We now start with our agenda of developing continuous counterparts of everything we have done for discrete random variables.
Let us look at the concept of expectation.
In the discrete case, we have defined expectation as a weighted average of the values X of the random variable, weighted according to their corresponding probabilities.
In the continuous case, we define expectation in a similar way– as a weighted average over the possible values of X, weighted according to the corresponding value of the density.
Points where the density is higher– for example, here– will receive a higher weight in this calculation.
But of course, since we are averaging over a continuous set, the summation will have to be replaced by an integral.
This will be a recurrent theme in this unit.

Definitions or formulas for the continuous case look exactly like the discrete ones, except that PMFs are replaced by densities, as here.
The PMF is replaced by a density.
And summations are replaced by integrals.
The intuition is usually the same in both the discrete and the continuous case.
However, the intuition is usually much clearer, much easier to visualize in the discrete case.
So the best strategy is to make sure to understand fully the intuition for the discrete case and just rely on it.
At this point, let me add some fine print– a mathematical side point.
This integral or the expectation will not be always well defined.
For this integral to make sense, we will need to make the assumption that the integral of the absolute value of little x, weighted according to the density, gives us a finite result.



Unless we explicitly say something different, we will always assume that we’re dealing with random variables that satisfy this condition.
And so the expectation is well defined mathematically.
Coming back to the big picture, regarding expectations, the intuition remains the same as in the discrete case– that the expectation represents the average of the values we expect to see in a very large number of independent repetitions of the experiment.
In fact, there are also theorems to this effect, but these will have to wait until later in this class when we study limit theorems.
Another intuitive interpretation that is true for both the discrete and the continuous case is that the expectation corresponds to the center of gravity of the probability distribution.
So in this diagram, it might be somewhere around here.



And similarly, for the continuous diagram, the center of gravity might be somewhere around here.
And if it happens that the distribution, the PMF or the PDF, happens to be symmetric around a certain point, then that point will be equal to the expectation.
Expectations of continuous random variables have all the properties you might expect.
For example, non-negative random variables have non-negative expectations.
Random variables that lie inside an interval have average values or expectations that also lie inside the same interval.
The derivation is exactly the same as for the discrete case.
There is also an expected value rule.
In the discrete case, it took on this form.

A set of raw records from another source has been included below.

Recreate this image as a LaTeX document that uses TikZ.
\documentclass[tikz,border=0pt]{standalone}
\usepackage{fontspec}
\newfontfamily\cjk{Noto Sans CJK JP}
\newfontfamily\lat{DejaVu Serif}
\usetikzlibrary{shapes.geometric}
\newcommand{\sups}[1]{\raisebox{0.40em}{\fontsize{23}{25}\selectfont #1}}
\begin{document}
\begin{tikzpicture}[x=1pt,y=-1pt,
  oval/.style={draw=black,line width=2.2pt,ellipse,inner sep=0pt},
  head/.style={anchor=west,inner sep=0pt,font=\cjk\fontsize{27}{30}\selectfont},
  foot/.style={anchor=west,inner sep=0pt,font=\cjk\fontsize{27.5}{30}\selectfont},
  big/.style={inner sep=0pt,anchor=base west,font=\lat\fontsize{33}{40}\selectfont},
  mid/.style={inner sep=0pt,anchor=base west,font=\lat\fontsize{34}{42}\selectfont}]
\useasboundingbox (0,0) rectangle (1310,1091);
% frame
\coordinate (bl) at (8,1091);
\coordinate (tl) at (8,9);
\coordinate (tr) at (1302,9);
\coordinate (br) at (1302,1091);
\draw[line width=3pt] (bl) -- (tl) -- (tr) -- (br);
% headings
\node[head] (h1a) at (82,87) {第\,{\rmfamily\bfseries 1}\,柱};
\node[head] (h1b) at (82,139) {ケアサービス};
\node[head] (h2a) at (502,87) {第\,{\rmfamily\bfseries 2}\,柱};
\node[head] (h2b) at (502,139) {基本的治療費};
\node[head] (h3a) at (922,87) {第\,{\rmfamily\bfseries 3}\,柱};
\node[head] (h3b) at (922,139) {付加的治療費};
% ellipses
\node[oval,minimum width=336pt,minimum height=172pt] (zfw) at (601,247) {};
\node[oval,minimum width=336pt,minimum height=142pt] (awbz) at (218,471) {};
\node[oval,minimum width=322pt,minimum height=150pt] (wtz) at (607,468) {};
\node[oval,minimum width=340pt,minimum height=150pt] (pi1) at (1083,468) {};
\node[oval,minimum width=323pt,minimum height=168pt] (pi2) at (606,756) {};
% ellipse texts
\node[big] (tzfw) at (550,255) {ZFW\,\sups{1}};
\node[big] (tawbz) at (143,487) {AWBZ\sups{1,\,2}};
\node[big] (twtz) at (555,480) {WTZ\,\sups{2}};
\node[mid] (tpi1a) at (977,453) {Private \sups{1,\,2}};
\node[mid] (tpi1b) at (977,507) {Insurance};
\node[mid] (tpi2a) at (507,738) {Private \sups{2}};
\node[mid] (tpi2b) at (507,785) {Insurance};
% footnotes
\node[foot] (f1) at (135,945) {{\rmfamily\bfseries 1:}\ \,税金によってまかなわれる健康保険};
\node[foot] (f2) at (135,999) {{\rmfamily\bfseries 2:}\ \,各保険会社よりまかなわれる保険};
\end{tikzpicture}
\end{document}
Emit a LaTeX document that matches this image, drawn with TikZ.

In the continuous case, we obtain an analogous form in which the summation is replaced by [an] integral.
And instead of weighing according to the PMF, we now weigh according to the density function.
The derivation of the expected value rule for the continuous case is a little more complicated than the one that we gave for the discrete case.
But it’s sufficient for us to know that it is true and that it has an intuitive meaning that runs along the same lines as the intuitive meaning that we had for the discrete case.
As an instance of how we might apply the expected value rule, if you wish to calculate the expected value of the square of a continuous random variable, you would proceed as follows.
You would integrate over the entire real line the value of the function, which is X squared in our case, weighted according to the density.



Finally, a most important property of expectations, is linearity.
Linearity is still true for continuous random variables as well.
And the way it is derived is exactly the same as in the discrete case.
Namely, we apply the expected value rule to this function of the random variable X and separate out the various terms.
The story regarding variances is exactly the same as in the discrete case.
We define variances using the same definition.
And of course, here, mu stands for the expected value of the random variable X.
To calculate the variance, we can use the expected value rule, which takes this form in the continuous case.
And we apply the expected value rule for the case where we’re dealing with the expected value of this particular function, so that in this instance, the functions g of x is x minus mu squared.



So by applying the expected value rule, we obtain the integral from minus infinity to infinity, the functions g of x, weighted according to the density, and then we carry out the integration.
We also define the standard deviation– same way as in the discrete case.
We have a property about a variance of linear functions, of a random variable, namely, that if we add a constant to a random variable, this has no effect on the variance.
But if we multiply a random variable by a constant, the variance gets multiplied by the square of that constant.
Finally, when calculating the variance, it is often convenient to use this alternative formula in which the variance is calculated by finding the expected value of the square of the random variable and also using the expected value of the random variable, but squared and subtracted from the first term.
This relation and this relation are both derived exactly the same way as in the discrete case.
And there’s no reason to repeat those derivations.